Bell 609
Flight Journal, Aug 2003 by Miller, Jay
The Bell/Agusta Aerospace Co. BA 609 commercial tilt-rotor joint venture represents the hope and future of Bell Helicopter Textron's commercial thrust in the 21st century. It's now well into preliminary flight-tests at the company's Municipal Airport Plant 6 just south of Arlington, Texas.
Built of state-of-the-art composites and powered by two cross-shaft Pratt & Whitney PT6C-67A turbine engines rated at 2,440-shaft-horse-power each, the BA 609 will accommodate six to nine passengers and two crew.
The BA 609 combines vertical-takeoff-and-landing capability with the level-flight speeds of a conventional, fixed-wing, turbine-powered airplane. It is designed to cruise at 270 knots at a maximum altitude of 25,000 feet and has a range of 700 nautical miles (no reserve). Sticker prices will be between $10 and $15 million, depending on interior accouterments and instrumentation.

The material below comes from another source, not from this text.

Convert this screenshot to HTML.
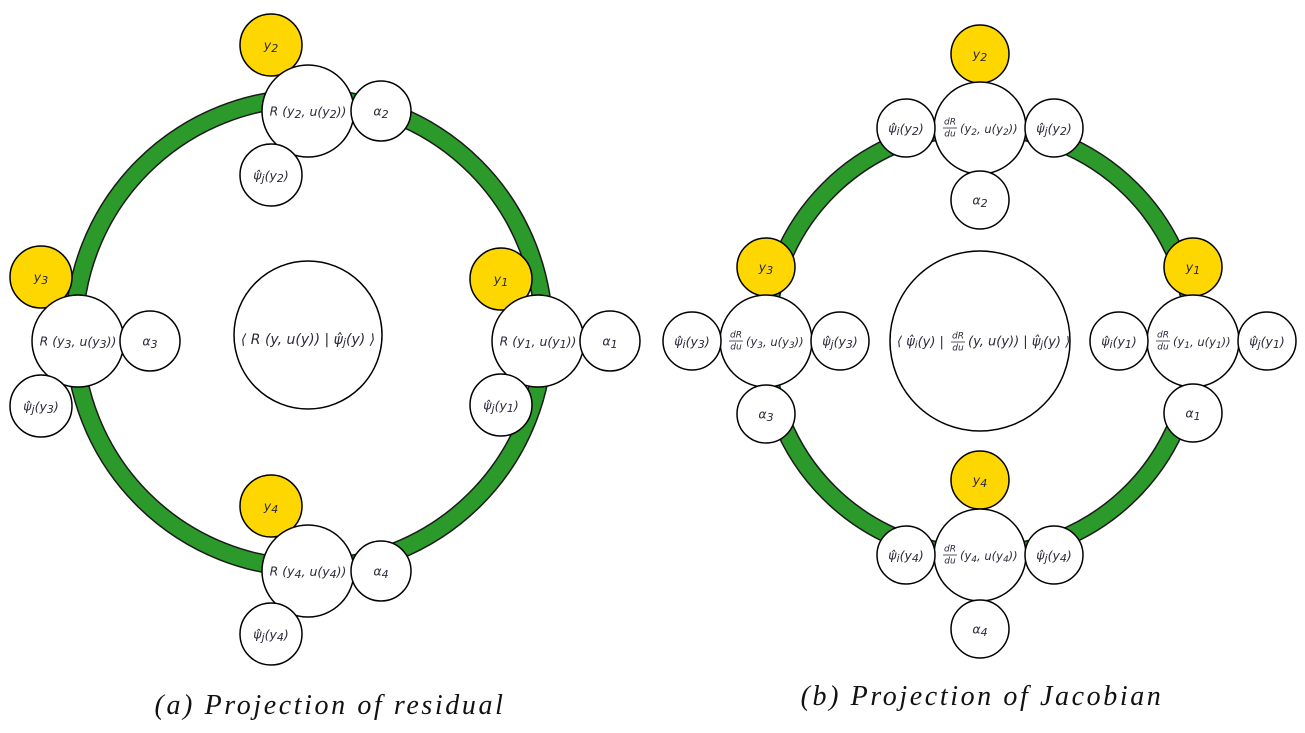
<!DOCTYPE html>
<html><head><meta charset="utf-8"><style>
html,body{margin:0;padding:0;background:#fff;}
svg{display:block;}
text{font-family:"DejaVu Sans","Liberation Sans",sans-serif;fill:#2a2a3a;}
.l{font-size:12.5px;font-style:italic;}
.s{font-size:11px;}
.cap{font-family:"Liberation Serif",serif;font-style:italic;font-size:28px;fill:#111;letter-spacing:2.6px;}
</style></head><body>
<svg width="1305" height="733" viewBox="0 0 1305 733" xmlns="http://www.w3.org/2000/svg">
<g fill="none">
<circle cx="309" cy="333" r="235" stroke="#1a1a1a" stroke-width="19"/>
<circle cx="309" cy="333" r="235" stroke="#2b9a2b" stroke-width="16"/>
<circle cx="980" cy="341" r="214" stroke="#1a1a1a" stroke-width="19"/>
<circle cx="980" cy="341" r="214" stroke="#2b9a2b" stroke-width="16"/>
</g>
<g stroke="#000" stroke-width="1.5" fill="#fff">
<circle cx="308" cy="335" r="74"/>
<circle cx="271" cy="45" r="31" fill="#ffd700"/><circle cx="308" cy="111" r="46"/><circle cx="381" cy="111" r="30"/><circle cx="271" cy="175" r="31"/>
<circle cx="41" cy="277" r="31" fill="#ffd700"/><circle cx="78" cy="341" r="46"/><circle cx="150" cy="341" r="30"/><circle cx="41" cy="406" r="31"/>
<circle cx="501" cy="279" r="31" fill="#ffd700"/><circle cx="538" cy="341" r="46"/><circle cx="610" cy="341" r="30"/><circle cx="501" cy="405" r="31"/>
<circle cx="271" cy="506" r="31" fill="#ffd700"/><circle cx="308" cy="571" r="46"/><circle cx="381" cy="571" r="30"/><circle cx="271" cy="634" r="31"/>
<circle cx="980" cy="341" r="90"/>
<circle cx="980" cy="54" r="29" fill="#ffd700"/><circle cx="980" cy="128" r="46"/><circle cx="906" cy="128" r="29"/><circle cx="1054" cy="128" r="29"/><circle cx="980" cy="200" r="29"/>
<circle cx="766" cy="267" r="29" fill="#ffd700"/><circle cx="766" cy="341" r="46"/><circle cx="692" cy="341" r="29"/><circle cx="840" cy="341" r="29"/><circle cx="766" cy="414" r="29"/>
<circle cx="1193" cy="267" r="29" fill="#ffd700"/><circle cx="1193" cy="341" r="46"/><circle cx="1119" cy="341" r="29"/><circle cx="1267" cy="341" r="29"/><circle cx="1193" cy="413" r="29"/>
<circle cx="980" cy="480" r="29" fill="#ffd700"/><circle cx="980" cy="555" r="46"/><circle cx="906" cy="555" r="29"/><circle cx="1054" cy="555" r="29"/><circle cx="980" cy="629" r="29"/>
</g>
<g class="l" text-anchor="middle" dominant-baseline="middle">
<text x="271" y="46">y<tspan class="s" dy="3">2</tspan></text>
<text x="308" y="112">R (y<tspan class="s" dy="3">2</tspan><tspan dy="-3">, u(y</tspan><tspan class="s" dy="3">2</tspan><tspan dy="-3">))</tspan></text>
<text x="381" y="112">α<tspan class="s" dy="3">2</tspan></text>
<text x="271" y="176">ψ̂<tspan class="s" dy="3">j</tspan><tspan dy="-3">(y</tspan><tspan class="s" dy="3">2</tspan><tspan dy="-3">)</tspan></text>
<text x="41" y="278">y<tspan class="s" dy="3">3</tspan></text>
<text x="78" y="342">R (y<tspan class="s" dy="3">3</tspan><tspan dy="-3">, u(y</tspan><tspan class="s" dy="3">3</tspan><tspan dy="-3">))</tspan></text>
<text x="150" y="342">α<tspan class="s" dy="3">3</tspan></text>
<text x="41" y="407">ψ̂<tspan class="s" dy="3">j</tspan><tspan dy="-3">(y</tspan><tspan class="s" dy="3">3</tspan><tspan dy="-3">)</tspan></text>
<text x="501" y="280">y<tspan class="s" dy="3">1</tspan></text>
<text x="538" y="342">R (y<tspan class="s" dy="3">1</tspan><tspan dy="-3">, u(y</tspan><tspan class="s" dy="3">1</tspan><tspan dy="-3">))</tspan></text>
<text x="610" y="342">α<tspan class="s" dy="3">1</tspan></text>
<text x="501" y="406">ψ̂<tspan class="s" dy="3">j</tspan><tspan dy="-3">(y</tspan><tspan class="s" dy="3">1</tspan><tspan dy="-3">)</tspan></text>
<text x="271" y="507">y<tspan class="s" dy="3">4</tspan></text>
<text x="308" y="572">R (y<tspan class="s" dy="3">4</tspan><tspan dy="-3">, u(y</tspan><tspan class="s" dy="3">4</tspan><tspan dy="-3">))</tspan></text>
<text x="381" y="572">α<tspan class="s" dy="3">4</tspan></text>
<text x="271" y="635">ψ̂<tspan class="s" dy="3">j</tspan><tspan dy="-3">(y</tspan><tspan class="s" dy="3">4</tspan><tspan dy="-3">)</tspan></text>
<text x="308" y="340" style="font-size:14px">⟨ R (y, u(y)) | ψ̂<tspan class="s" dy="3">j</tspan><tspan dy="-3">(y) ⟩</tspan></text>
<text x="980" y="55">y<tspan class="s" dy="3">2</tspan></text>
<text x="906" y="129">ψ̂<tspan class="s" dy="3">i</tspan><tspan dy="-3">(y</tspan><tspan class="s" dy="3">2</tspan><tspan dy="-3">)</tspan></text>
<text x="1054" y="129">ψ̂<tspan class="s" dy="3">j</tspan><tspan dy="-3">(y</tspan><tspan class="s" dy="3">2</tspan><tspan dy="-3">)</tspan></text>
<text x="980" y="201">α<tspan class="s" dy="3">2</tspan></text>
<text x="766" y="268">y<tspan class="s" dy="3">3</tspan></text>
<text x="692" y="342">ψ̂<tspan class="s" dy="3">i</tspan><tspan dy="-3">(y</tspan><tspan class="s" dy="3">3</tspan><tspan dy="-3">)</tspan></text>
<text x="840" y="342">ψ̂<tspan class="s" dy="3">j</tspan><tspan dy="-3">(y</tspan><tspan class="s" dy="3">3</tspan><tspan dy="-3">)</tspan></text>
<text x="766" y="415">α<tspan class="s" dy="3">3</tspan></text>
<text x="1193" y="268">y<tspan class="s" dy="3">1</tspan></text>
<text x="1119" y="342">ψ̂<tspan class="s" dy="3">i</tspan><tspan dy="-3">(y</tspan><tspan class="s" dy="3">1</tspan><tspan dy="-3">)</tspan></text>
<text x="1267" y="342">ψ̂<tspan class="s" dy="3">j</tspan><tspan dy="-3">(y</tspan><tspan class="s" dy="3">1</tspan><tspan dy="-3">)</tspan></text>
<text x="1193" y="414">α<tspan class="s" dy="3">1</tspan></text>
<text x="980" y="481">y<tspan class="s" dy="3">4</tspan></text>
<text x="906" y="556">ψ̂<tspan class="s" dy="3">i</tspan><tspan dy="-3">(y</tspan><tspan class="s" dy="3">4</tspan><tspan dy="-3">)</tspan></text>
<text x="1054" y="556">ψ̂<tspan class="s" dy="3">j</tspan><tspan dy="-3">(y</tspan><tspan class="s" dy="3">4</tspan><tspan dy="-3">)</tspan></text>
<text x="980" y="630">α<tspan class="s" dy="3">4</tspan></text>
</g>
<g class="l" dominant-baseline="middle">
<g text-anchor="middle">
<text x="950" y="122" style="font-size:9px">dR</text><line x1="943" y1="128" x2="957" y2="128" stroke="#2a2a3a" stroke-width="0.8"/><text x="950" y="134" style="font-size:9px">du</text>
<text x="736" y="335" style="font-size:9px">dR</text><line x1="729" y1="341" x2="743" y2="341" stroke="#2a2a3a" stroke-width="0.8"/><text x="736" y="347" style="font-size:9px">du</text>
<text x="1163" y="335" style="font-size:9px">dR</text><line x1="1156" y1="341" x2="1170" y2="341" stroke="#2a2a3a" stroke-width="0.8"/><text x="1163" y="347" style="font-size:9px">du</text>
<text x="950" y="549" style="font-size:9px">dR</text><line x1="943" y1="555" x2="957" y2="555" stroke="#2a2a3a" stroke-width="0.8"/><text x="950" y="561" style="font-size:9px">du</text>
</g>
<text x="960" y="129" style="font-size:11.5px">(y<tspan dy="3" style="font-size:9px">2</tspan><tspan dy="-3">, u(y</tspan><tspan dy="3" style="font-size:9px">2</tspan><tspan dy="-3">))</tspan></text>
<text x="746" y="342" style="font-size:11.5px">(y<tspan dy="3" style="font-size:9px">3</tspan><tspan dy="-3">, u(y</tspan><tspan dy="3" style="font-size:9px">3</tspan><tspan dy="-3">))</tspan></text>
<text x="1173" y="342" style="font-size:11.5px">(y<tspan dy="3" style="font-size:9px">1</tspan><tspan dy="-3">, u(y</tspan><tspan dy="3" style="font-size:9px">1</tspan><tspan dy="-3">))</tspan></text>
<text x="960" y="556" style="font-size:11.5px">(y<tspan dy="3" style="font-size:9px">4</tspan><tspan dy="-3">, u(y</tspan><tspan dy="3" style="font-size:9px">4</tspan><tspan dy="-3">))</tspan></text>
<text x="897" y="342" style="font-size:13px">⟨ ψ̂<tspan dy="3" style="font-size:10px">i</tspan><tspan dy="-3">(y) |</tspan></text>
<text x="958" y="336" style="font-size:9px" text-anchor="middle">dR</text><line x1="951" y1="342" x2="965" y2="342" stroke="#2a2a3a" stroke-width="0.8"/><text x="958" y="348" style="font-size:9px" text-anchor="middle">du</text>
<text x="968" y="342" style="font-size:13px">(y, u(y)) | ψ̂<tspan dy="3" style="font-size:10px">j</tspan><tspan dy="-3">(y) ⟩</tspan></text>
</g>
<text class="cap" x="330" y="714" text-anchor="middle">(a) Projection of residual</text>
<text class="cap" x="982" y="705" text-anchor="middle">(b) Projection of Jacobian</text>
</svg>
</body></html>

On March 7, 2003, company test pilots Roy Hopkins (pilot) and Dwayne Williams (copilot) first flew the BA 609 for 36 minutes. Four days later, a successful 90-minute flight started with a lengthy hover at approximately 50 feet and covered the length of Arlington airport's runway; the BA 609 was maneuvered through much of its hover-mode envelope. On its third and fourth flights on March 21, Bell representatives noted that the BA 609 was flown 15 miles south of Arlington airport for a lengthy series of flight-control and stability tests over an unpopulated area.
Flight tests are limited to 10 hours-all in the helicopter/conversion mode. When flight tests have been completed, the aircraft will be grounded so that the extensive functional tests that were deferred to get flight-test operations under way may be conducted. These will include pressurization-system and airplane-mode control-system tests. The BA 609 is not scheduled for a vertical takeoff and transition to horizontal flight-mode test until the second round of test flights during the first quarter of 2004.
N609TR is the first of four pre-production series BA 609 prototypes scheduled to be test-flown during the next two years. Bell and Agusta hope for FAA certification in 2007 so that the first aircraft can be delivered to customers shortly thereafter. According to Bell, as I write this, 70 are on order.